I happened upon him one day while I was watering (one of the few times I made it out there) my Bolivian Sunflower in the corner of my privacy fence.  I didn’t want to disturb him, but my plant desperately needed a drink of water.  I tried to be careful not to spray him, but then suddenly he started walking towards the stream of water.  I asked him, “Are you thirsty?”  Very slowly I knelt down and laid the water nozzle at ground level.  He walked right into it and stretched his head forward into the water.  This turtle was taking himself a shower!  It was a very sweet moment I will remember always.

After this I saw him many times.  He seemed to feel comfortable around me and even my dog Coach.  One morning he was at the opposite end of the yard tucked in the corner.  Once again he walked into the water indicating to me that he wanted me to hold still for a moment.  After I did this he walked right out into the open completely unafraid of me and Coach.  We went inside, but I watched him from inside the sunroom.  I was concerned that he may be trapped and that he might be hungry.  Vito was looking up what box turtles ate inside as I watched the turtle step up into my flower bed to nibble on a mushroom.  I had no idea they even liked mushrooms!  He was precious taking one slow bite after another chomping away.

I’ve always known people to kick over a mushroom when they see it concerned more will pop up.  Mushrooms don’t really cause any problems for me (luckily Coach knows better than to eat them), so unless they smell I just leave them where they are.  I was so thankful I did because my little friend now had something for breakfast.  So the next time you feel the need to eliminate your mushrooms remember they are food for these sweet creatures.

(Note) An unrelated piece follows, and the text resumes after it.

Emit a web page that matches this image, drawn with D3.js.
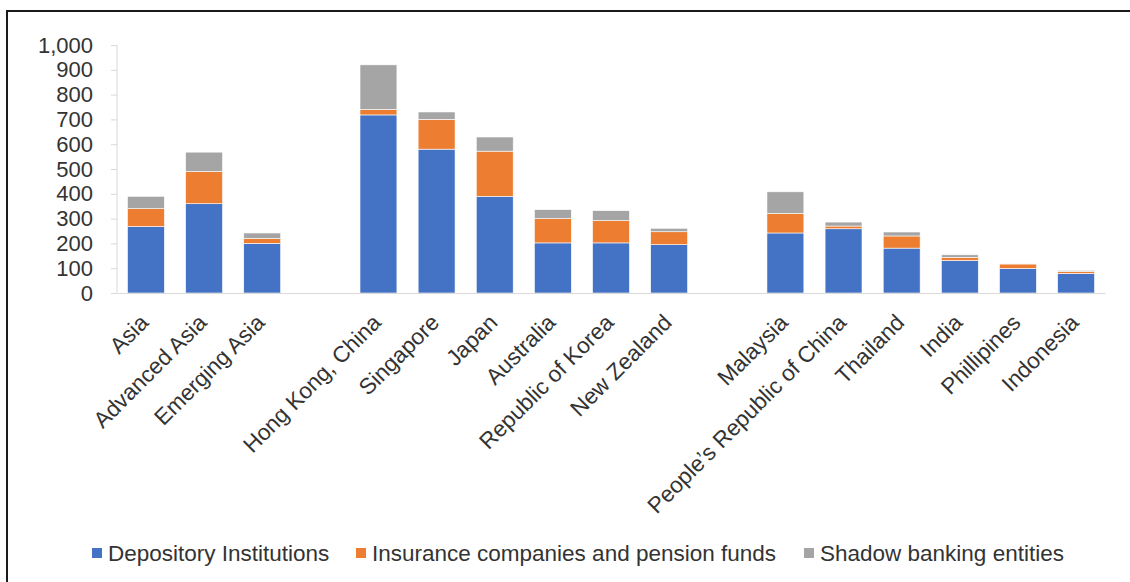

After only being able to watch my garden for many weeks, today I was finally able to do a little weeding and pruning.  There are still many weeds left to pull, but I did get to cut back my spent perennials.  They all looked so tired and ready to recharge for a while.  I lost one of my butterfly bushes to nematodes, so I had to yank it out.  I had already grieved this loss back when I realized what the problem was and that there was nothing I could do.  Regardless of what happened, this plant was so beautiful for such a long time that I will be planting another in its place.

Coincidentally, the perennials that needed the most cutting back were those that were absolutely glorious in the garden this summer.  More than likely they will all come back next year, but they are due for a rest.  Many gardeners become saddened as autumn approaches because they know their plants will be slowing down preparing for the winter.  I will miss these plants too, but I couldn’t help but feel sorry for them today.  This was the first year my veronica flowered and it was well worth the wait.  They bloomed for 2 months straight.


My Shasta daisies were gorgeous this summer.  These happy flowers filled my vases all season.  I never thought they would stop blooming! Of course eventually they did cease to flower and I gave them some heavy pruning.


These plants have worked hard this summer and I don’t blame them for running out of steam.  While I was placing the once green stems now brown into my trash bucket, I made myself remember how beautiful these plants were just a short time ago.  It’s amazing how things can change just like that.  There is no reason to be sad…nothing lasts forever.  All we can do is enjoy, appreciate, and be present as these moments happen.

I know many folks are looking forward to some cooler weather after so many hot summer days, which I am too.  However, for me the cooler weather means that I can begin the next stage of my cottage garden.  It seems like the unrelenting summer will never quit, but sure enough I’ve been feeling the change in the air, watching the light become more golden, and the dreaded cool season weed, Florida Betony, has begun to pop up in my flower beds.

DSC06695The non-gardeners may be ready for sweaters, the gardeners might be sad to see their flowers fade, but one way or another Fall is coming.  No matter what we do these changes, welcome or not, will come.